Most of the youth and women from the colony work at the Malpe Fisheries Harbour, about six kilometers away. They get paid about Rs 300 per day. About 50-60 children attend the nearby aganwadi and government school at Hanumant Nagar, Ambalpady, and Adi Udupi. One boy is enrolled for his PUC at Garadimajal College.

The teachers or prescribed school vehicles collect the children from the colony and take them to the anganwadi and school. Dhanraj, a resident, said that the children get eggs and milk at the anganwadi.

The youth and women help unload fish from the boats. They go to work at 2 am in the month of August which is peak season, and are back home at 8 am.

These migrants have been living with their relatives since 30 years, but not a single family has a ration card or an ID card.

There is a need to rehabilitate these people to safer areas where sanitation and drinking water facilities are available. A local resident said that they fetch drinking water from the nearby hotel.

Mysore Maruthi, from Gadag, said, “We are living in a pathetic condition; we do not have property as such. My ancestors lived at Eluru Bhavan Malpe, 30 years ago and gradually moved into Nittur. If we get a proper place, we are ready to shift from here. We have survived till now without a ration card, so let’s hope for the good.”

Shankrappa from Lakshmishwar in Gadag district said, “The government should provide us with below poverty line (BPL) ration cards. This will allow us to get food grains at cheaper rates. Many of the government officials have visited us, but it’s of no use.”

They say that their primary concern has been nourishing their children and earning a livelihood which pushes all other worries to the background.

During the time of Dr V S Acharya, he had promised to provide land in Kodibettu, but till now there is no response from the government.
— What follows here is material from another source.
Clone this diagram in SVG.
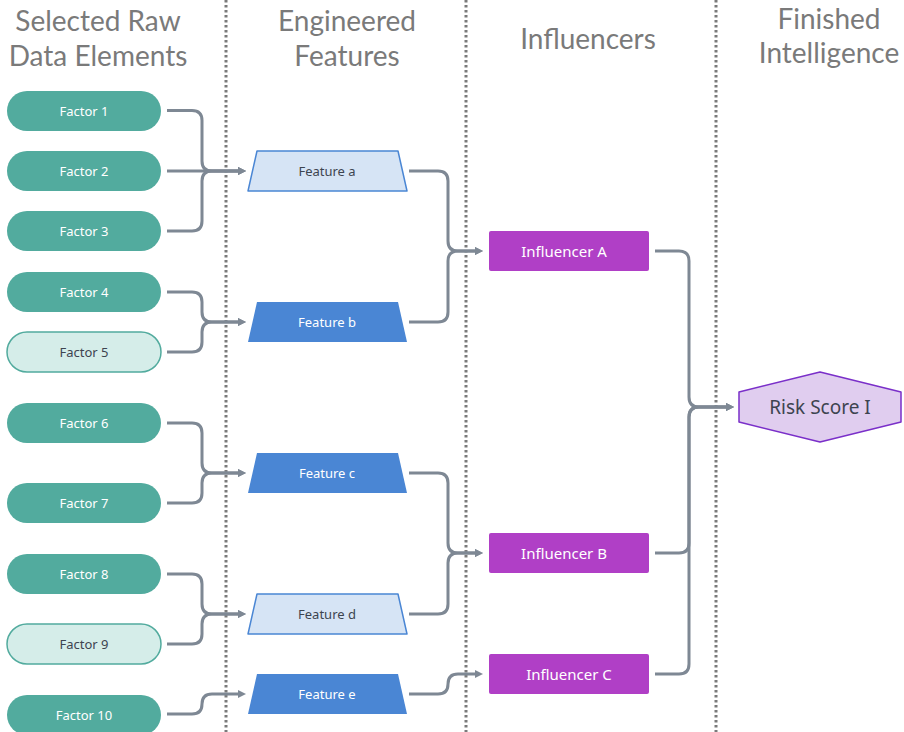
<svg xmlns="http://www.w3.org/2000/svg" width="904" height="732" viewBox="0 0 904 732">
<defs>
<marker id="arr" markerUnits="userSpaceOnUse" markerWidth="10" markerHeight="10" refX="0" refY="5" orient="auto">
<path d="M0,1 L8,5 L0,9 z" fill="#7e8894"/>
</marker>
<style>
.hdr{font-family:Lato,"Noto Sans",sans-serif;font-size:28px;fill:#7a7a7a;text-anchor:middle}
.sep{stroke:#7a7a7a;stroke-width:3;stroke-dasharray:2.5 2.5;fill:none}
.con{stroke:#7e8894;stroke-width:3;fill:none;marker-end:url(#arr)}
.fac{fill:#52ab9e}
.facl{fill:#d5ede9;stroke:#52ab9e;stroke-width:1.5}
.ftd{fill:#4a86d4}
.ftl{fill:#d6e4f5;stroke:#4a86d4;stroke-width:1.5;stroke-linejoin:round}
.inf{fill:#b03fc6}
.t{font-family:"Noto Sans",Roboto,sans-serif;font-size:13px;text-anchor:middle;dominant-baseline:central}
.w{fill:#ffffff}
.d{fill:#3d4450}
.ti{font-size:15px}
</style>
</defs>
<g id="headers">
<text class="hdr" x="98" y="31">Selected Raw</text>
<text class="hdr" x="98" y="66">Data Elements</text>
<text class="hdr" x="347" y="31">Engineered</text>
<text class="hdr" x="347" y="66">Features</text>
<text class="hdr" x="588" y="49">Influencers</text>
<text class="hdr" x="829" y="29">Finished</text>
<text class="hdr" x="829" y="63">Intelligence</text>
</g>
<g id="separators">
<line class="sep" x1="226" y1="0" x2="226" y2="732"/>
<line class="sep" x1="466" y1="0" x2="466" y2="732"/>
<line class="sep" x1="716" y1="0" x2="716" y2="732"/>
</g>
<g id="connectors">
<path class="con" d="M167,110.5 H192 Q202,110.5 202,120.5 V161 Q202,171 212,171 H238"/>
<path class="con" d="M167,171 H238"/>
<path class="con" d="M167,231 H192 Q202,231 202,221 V181 Q202,171 212,171 H238"/>
<path class="con" d="M167,292 H192 Q202,292 202,302 V312 Q202,322 212,322 H238"/>
<path class="con" d="M167,352 H192 Q202,352 202,342 V332 Q202,322 212,322 H238"/>
<path class="con" d="M167,423 H192 Q202,423 202,433 V463 Q202,473 212,473 H238"/>
<path class="con" d="M167,503 H192 Q202,503 202,493 V483 Q202,473 212,473 H238"/>
<path class="con" d="M167,574 H192 Q202,574 202,584 V604 Q202,614 212,614 H238"/>
<path class="con" d="M167,644 H192 Q202,644 202,634 V624 Q202,614 212,614 H238"/>
<path class="con" d="M167,714 H192 Q202,714 202,704 Q202,694 212,694 H238"/>
<path class="con" d="M409,171 H438 Q448,171 448,181 V241 Q448,251 458,251 H475"/>
<path class="con" d="M409,322 H438 Q448,322 448,312 V261 Q448,251 458,251 H475"/>
<path class="con" d="M409,473 H438 Q448,473 448,483 V543 Q448,553 458,553 H475"/>
<path class="con" d="M409,614 H438 Q448,614 448,604 V563 Q448,553 458,553 H475"/>
<path class="con" d="M409,694 H438 Q448,694 448,684 Q448,674 458,674 H475"/>
<path class="con" d="M655,251 H679 Q689,251 689,261 V397 Q689,407 699,407 H726"/>
<path class="con" d="M655,553 H679 Q689,553 689,543 V417 Q689,407 699,407 H726"/>
<path class="con" d="M655,674 H679 Q689,674 689,664 V417 Q689,407 699,407 H726"/>
</g>
<g id="factor1"><rect class="fac" x="7" y="91" width="154" height="40" rx="20"/><text class="t w" x="84" y="111">Factor 1</text></g>
<g id="factor2"><rect class="fac" x="7" y="151" width="154" height="40" rx="20"/><text class="t w" x="84" y="171">Factor 2</text></g>
<g id="factor3"><rect class="fac" x="7" y="211" width="154" height="40" rx="20"/><text class="t w" x="84" y="231">Factor 3</text></g>
<g id="factor4"><rect class="fac" x="7" y="272" width="154" height="40" rx="20"/><text class="t w" x="84" y="292">Factor 4</text></g>
<g id="factor5"><rect class="facl" x="7" y="332" width="154" height="40" rx="20"/><text class="t d" x="84" y="352">Factor 5</text></g>
<g id="factor6"><rect class="fac" x="7" y="403" width="154" height="40" rx="20"/><text class="t w" x="84" y="423">Factor 6</text></g>
<g id="factor7"><rect class="fac" x="7" y="483" width="154" height="40" rx="20"/><text class="t w" x="84" y="503">Factor 7</text></g>
<g id="factor8"><rect class="fac" x="7" y="554" width="154" height="40" rx="20"/><text class="t w" x="84" y="574">Factor 8</text></g>
<g id="factor9"><rect class="facl" x="7" y="624" width="154" height="40" rx="20"/><text class="t d" x="84" y="644">Factor 9</text></g>
<g id="factor10"><rect class="fac" x="7" y="695" width="154" height="40" rx="20"/><text class="t w" x="84" y="715">Factor 10</text></g>
<g id="featureA"><polygon class="ftl" points="257,151 398,151 407,191 248,191"/><text class="t d" x="327" y="171">Feature a</text></g>
<g id="featureB"><polygon class="ftd" points="257,302 398,302 407,342 248,342"/><text class="t w" x="327" y="322">Feature b</text></g>
<g id="featureC"><polygon class="ftd" points="257,453 398,453 407,493 248,493"/><text class="t w" x="327" y="473">Feature c</text></g>
<g id="featureD"><polygon class="ftl" points="257,594 398,594 407,634 248,634"/><text class="t d" x="327" y="614">Feature d</text></g>
<g id="featureE"><polygon class="ftd" points="257,674 398,674 407,714 248,714"/><text class="t w" x="327" y="694">Feature e</text></g>
<g id="influencerA"><rect class="inf" x="489" y="231" width="160" height="40" rx="2"/><text class="t w ti" x="564" y="251">Influencer A</text></g>
<g id="influencerB"><rect class="inf" x="489" y="533" width="160" height="40" rx="2"/><text class="t w ti" x="564" y="553">Influencer B</text></g>
<g id="influencerC"><rect class="inf" x="489" y="654" width="160" height="40" rx="2"/><text class="t w ti" x="569" y="674">Influencer C</text></g>
<g id="riskScore"><polygon points="739,392 820,372 901,392 901,422 820,442 739,422" fill="#e0cdef" stroke="#7a2fc9" stroke-width="1.5" stroke-linejoin="round"/><text class="t d" style="font-size:19px" x="820" y="407">Risk Score I</text></g>
</svg>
Recently, DC Muddu Mohan visited here, and said he would relocate them to a safer area. The issue is under discussion and the commissioner is free to take all decisions regarding placement of migrants.

Huts standing precariously by roadside continue to defy shifting deadline

Meanwhile, make-shift huts pitched by the side of the national highway near Doopadakatte Brahmavar continue to remain in the same place, though six months have passed since the deadline to vacate them. These huts, standing on the edge of the highway, are located at spots which openly invite accidents. Taking cognizance of these facts, the deputy commissioner of the district, about six months back, had given a deadline of seven days for the eviction of these huts.

All these huts continue to exist at the same spots they were in when the deadline was given. Several families which came from north Karnataka to work in Brahmavar Sugar Factory have settled here. Before the highway was widened, the gap between these huts and the road was considered safer, and hence the danger faced by them was not grave. However, because of the highway widening work, over 50 huts now virtually line up the highway, and hence, face grave risk of being hit by vehicles. This situation poses risk to lives of hundreds of people.

If a heavy vehicle veers away from the path after the driver loses control over it at this spot, there is no doubt that dozens of lives will be lost instantly. Therefore, the officials have a duty to jump into action and ensure that the dwellers of these huts shift their residences to safer spots. This will also bring a sense of relief for the vehicle drivers and passengers travelling in them.